- _Request_
Search the material below for the word "matplotlib". Copy every line that has it.
# Start of Data lines
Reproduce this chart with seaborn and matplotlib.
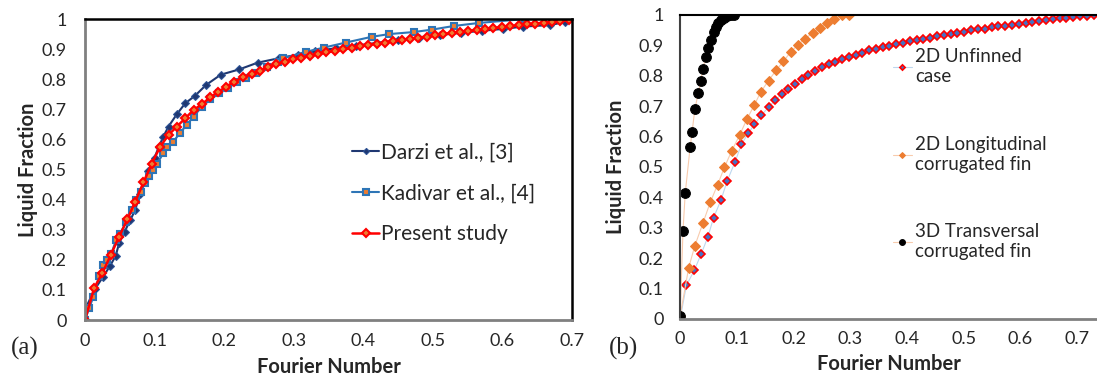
import numpy as np
import pandas as pd
import matplotlib
matplotlib.use("Agg")
import matplotlib.pyplot as plt
import seaborn as sns

# ---- panel (a) data ----
darzi_x = [0.0, 0.001, 0.014, 0.026, 0.036, 0.044, 0.049, 0.057, 0.065, 0.072, 0.079, 0.085,
           0.091, 0.1, 0.106, 0.1125, 0.12, 0.132, 0.144, 0.158, 0.174, 0.195, 0.222, 0.248,
           0.279, 0.306, 0.33, 0.36, 0.39, 0.42, 0.45, 0.48, 0.51, 0.54, 0.57, 0.6, 0.63,
           0.668, 0.69]
darzi_y = [0.0, 0.04, 0.102, 0.144, 0.18, 0.213, 0.255, 0.294, 0.332, 0.365, 0.42, 0.46,
           0.494, 0.54, 0.575, 0.609, 0.643, 0.684, 0.72, 0.745, 0.781, 0.815, 0.833, 0.855,
           0.87, 0.882, 0.893, 0.903, 0.912, 0.921, 0.93, 0.938, 0.947, 0.954, 0.961, 0.967,
           0.975, 0.98, 0.99]

kadivar_x = [0.0, 0.006, 0.012, 0.02, 0.026, 0.032, 0.038, 0.0445, 0.05, 0.059, 0.067, 0.073,
             0.08, 0.086, 0.092, 0.098, 0.104, 0.1125, 0.118, 0.127, 0.136, 0.146, 0.156,
             0.168, 0.18, 0.192, 0.205, 0.218, 0.232, 0.246, 0.262, 0.278, 0.285, 0.317,
             0.343, 0.375, 0.412, 0.437, 0.473, 0.499, 0.53, 0.566, 0.632]
kadivar_y = [0.0, 0.04, 0.077, 0.145, 0.183, 0.2, 0.221, 0.266, 0.285, 0.326, 0.365, 0.399,
             0.425, 0.454, 0.48, 0.5, 0.52, 0.555, 0.575, 0.593, 0.62, 0.648, 0.676, 0.709,
             0.733, 0.753, 0.77, 0.79, 0.805, 0.82, 0.84, 0.858, 0.87, 0.891, 0.905, 0.922,
             0.941, 0.95, 0.957, 0.965, 0.977, 0.987, 1.0]

present_x = [0.0, 0.013, 0.025, 0.037, 0.049, 0.061, 0.072, 0.084, 0.096, 0.108, 0.12, 0.132,
             0.144, 0.156, 0.168, 0.18, 0.191, 0.203, 0.214, 0.227, 0.24, 0.251, 0.263, 0.275,
             0.287, 0.299, 0.311, 0.323, 0.335, 0.347, 0.359, 0.371, 0.383, 0.395, 0.407,
             0.419, 0.431, 0.443, 0.455, 0.467, 0.479, 0.491, 0.503, 0.515, 0.527, 0.539,
             0.551, 0.563, 0.575, 0.587, 0.599, 0.611, 0.623, 0.635, 0.647, 0.659, 0.671,
             0.683, 0.695]
present_y = [0.0, 0.106, 0.156, 0.216, 0.277, 0.335, 0.393, 0.457, 0.52, 0.576, 0.615, 0.643,
             0.67, 0.698, 0.717, 0.74, 0.758, 0.775, 0.792, 0.806, 0.818, 0.829, 0.84, 0.85,
             0.858, 0.866, 0.872, 0.878, 0.884, 0.889, 0.894, 0.899, 0.904, 0.909, 0.914,
             0.918, 0.922, 0.926, 0.93, 0.934, 0.938, 0.942, 0.946, 0.95, 0.954, 0.958,
             0.961, 0.964, 0.967, 0.97, 0.973, 0.976, 0.979, 0.982, 0.985, 0.988, 0.991,
             0.994, 0.997]

# ---- panel (b) data ----
unfinned_x = [0.0, 0.011, 0.025, 0.037, 0.049, 0.059, 0.072, 0.083, 0.097, 0.108, 0.12, 0.131,
              0.143, 0.156, 0.168, 0.179, 0.191, 0.203, 0.214, 0.226, 0.238, 0.25, 0.262,
              0.273, 0.286, 0.298, 0.31, 0.321, 0.333, 0.345, 0.357, 0.369, 0.381, 0.393,
              0.405, 0.417, 0.429, 0.441, 0.453, 0.465, 0.477, 0.489, 0.501, 0.513, 0.525,
              0.537, 0.549, 0.561, 0.573, 0.585, 0.597, 0.609, 0.621, 0.633, 0.645, 0.657,
              0.669, 0.681, 0.693, 0.705, 0.717, 0.729]
unfinned_y = [0.0, 0.11, 0.16, 0.213, 0.27, 0.333, 0.391, 0.454, 0.517, 0.574, 0.61, 0.64,
              0.669, 0.697, 0.72, 0.74, 0.757, 0.774, 0.789, 0.802, 0.814, 0.827, 0.837,
              0.846, 0.854, 0.861, 0.868, 0.876, 0.884, 0.889, 0.894, 0.899, 0.904, 0.909,
              0.913, 0.917, 0.921, 0.925, 0.929, 0.933, 0.937, 0.941, 0.945, 0.949, 0.952,
              0.955, 0.959, 0.962, 0.965, 0.968, 0.971, 0.974, 0.977, 0.98, 0.983, 0.986,
              0.989, 0.991, 0.993, 0.995, 0.997, 0.999]

longit_x = [0.0, 0.015, 0.026, 0.04, 0.053, 0.066, 0.078, 0.091, 0.105, 0.118, 0.131, 0.142,
            0.156, 0.169, 0.182, 0.195, 0.208, 0.22, 0.234, 0.247, 0.259, 0.272, 0.285, 0.297]
longit_y = [0.01, 0.168, 0.241, 0.314, 0.383, 0.441, 0.498, 0.553, 0.605, 0.658, 0.704, 0.746,
            0.784, 0.817, 0.847, 0.878, 0.902, 0.921, 0.941, 0.958, 0.973, 0.987, 0.999, 1.0]

transv_x = [0.0, 0.0, 0.0, 0.005, 0.009, 0.0176, 0.021, 0.021, 0.026, 0.032, 0.036, 0.04,
            0.045, 0.05, 0.054, 0.059, 0.063, 0.067, 0.072, 0.078, 0.083, 0.089, 0.095]
transv_y = [0.0, 0.01, 0.02, 0.289, 0.414, 0.564, 0.608, 0.62, 0.69, 0.743, 0.781, 0.822,
            0.86, 0.89, 0.918, 0.942, 0.96, 0.972, 0.982, 0.99, 0.995, 0.998, 1.0]

yticks = [0, 0.1, 0.2, 0.3, 0.4, 0.5, 0.6, 0.7, 0.8, 0.9, 1]
xticks = [0, 0.1, 0.2, 0.3, 0.4, 0.5, 0.6, 0.7]

sns.set_theme(style="white")
plt.rcParams['font.family'] = ['Lato', 'DejaVu Sans']

fig = plt.figure(figsize=(10.97, 3.81), dpi=100)
ax1 = fig.add_axes([0.0775, 0.16, 0.444, 0.79])
ax2 = fig.add_axes([0.62, 0.163, 0.38, 0.798])

# panel (a)
sns.lineplot(x=darzi_x, y=darzi_y, ax=ax1, sort=False, color='#1F3872', lw=1.5,
             marker='D', ms=4, mfc='#1F3872', mec='#2F5597', label='Darzi et al., [3]')
sns.lineplot(x=kadivar_x, y=kadivar_y, ax=ax1, sort=False, color='#2E75B6', lw=1.5,
             marker='s', ms=5, mfc='#ED7D31', mec='#2E75B6', mew=1.5, label='Kadivar et al., [4]')
sns.lineplot(x=present_x, y=present_y, ax=ax1, sort=False, color='#FF0000', lw=1.8,
             marker='D', ms=4.5, mfc='#ED7D31', mec='#FF0000', mew=1.5, label='Present study')

ax1.set_xlim(0, 0.7)
ax1.set_ylim(0, 1)
ax1.set_xticks(xticks)
ax1.set_xticklabels([f"{t:g}" for t in xticks])
ax1.set_yticks(yticks)
ax1.set_yticklabels([f"{t:g}" for t in yticks])
ax1.tick_params(axis='x', length=0, labelsize=13, pad=9)
ax1.tick_params(axis='y', length=0, labelsize=13, pad=13)
ax1.set_xlabel('Fourier Number', fontsize=14.5, fontweight='bold', labelpad=6)
ax1.set_ylabel('Liquid Fraction', fontsize=14.5, fontweight='bold', labelpad=3)
for s in ['left', 'bottom']:
    ax1.spines[s].set_color('#808080')
    ax1.spines[s].set_linewidth(2)
for s in ['top', 'right']:
    ax1.spines[s].set_color('black')
    ax1.spines[s].set_linewidth(1.8)
ax1.legend(loc='center left', bbox_to_anchor=(0.51, 0.42), frameon=False, fontsize=15,
           handlelength=1.3, handletextpad=0.1, labelspacing=1.0, markerscale=0.8)

# panel (b)
sns.lineplot(x=unfinned_x, y=unfinned_y, ax=ax2, sort=False, color='#BDD7EE', lw=0.8,
             marker='D', ms=4.5, mfc='#4472C4', mec='#FF0000', mew=1.2,
             label='2D Unfinned\ncase')
sns.lineplot(x=longit_x, y=longit_y, ax=ax2, sort=False, color='#F8CBAD', lw=0.8,
             marker='D', ms=5, mfc='#ED7D31', mec='#ED7D31',
             label='2D Longitudinal\ncorrugated fin')
sns.lineplot(x=transv_x, y=transv_y, ax=ax2, sort=False, color='#F8CBAD', lw=0.8,
             marker='o', ms=7, mfc='black', mec='black',
             label='3D Transversal\ncorrugated fin')

ax2.set_xlim(0, 0.735)
ax2.set_ylim(0, 1)
ax2.set_xticks(xticks)
ax2.set_xticklabels([f"{t:g}" for t in xticks])
ax2.set_yticks(yticks)
ax2.set_yticklabels([f"{t:g}" for t in yticks])
ax2.tick_params(axis='x', length=0, labelsize=13, pad=9)
ax2.tick_params(axis='y', length=0, labelsize=13, pad=12)
ax2.set_xlabel('Fourier Number', fontsize=14.5, fontweight='bold', labelpad=5)
ax2.set_ylabel('Liquid Fraction', fontsize=14.5, fontweight='bold', labelpad=9)
ax2.spines['left'].set_color('#404040')
ax2.spines['left'].set_linewidth(1.5)
ax2.spines['bottom'].set_color('#808080')
ax2.spines['bottom'].set_linewidth(2)
ax2.spines['top'].set_color('black')
ax2.spines['top'].set_linewidth(1.5)
ax2.spines['right'].set_visible(False)
ax2.legend(loc='upper left', bbox_to_anchor=(0.47, 0.945), frameon=False, fontsize=13.5,
           handlelength=1.0, handletextpad=0.2, labelspacing=2.7, markerscale=0.6)

fig.text(0.01, 0.07, '(a)', fontsize=18, family='Liberation Serif')
fig.text(0.555, 0.07, '(b)', fontsize=18, family='Liberation Serif')

fig.savefig('out.png', dpi=100)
# End of Data lines
- _Response_
Reproduce this chart with seaborn and matplotlib.
import matplotlib
matplotlib.use("Agg")
import matplotlib.pyplot as plt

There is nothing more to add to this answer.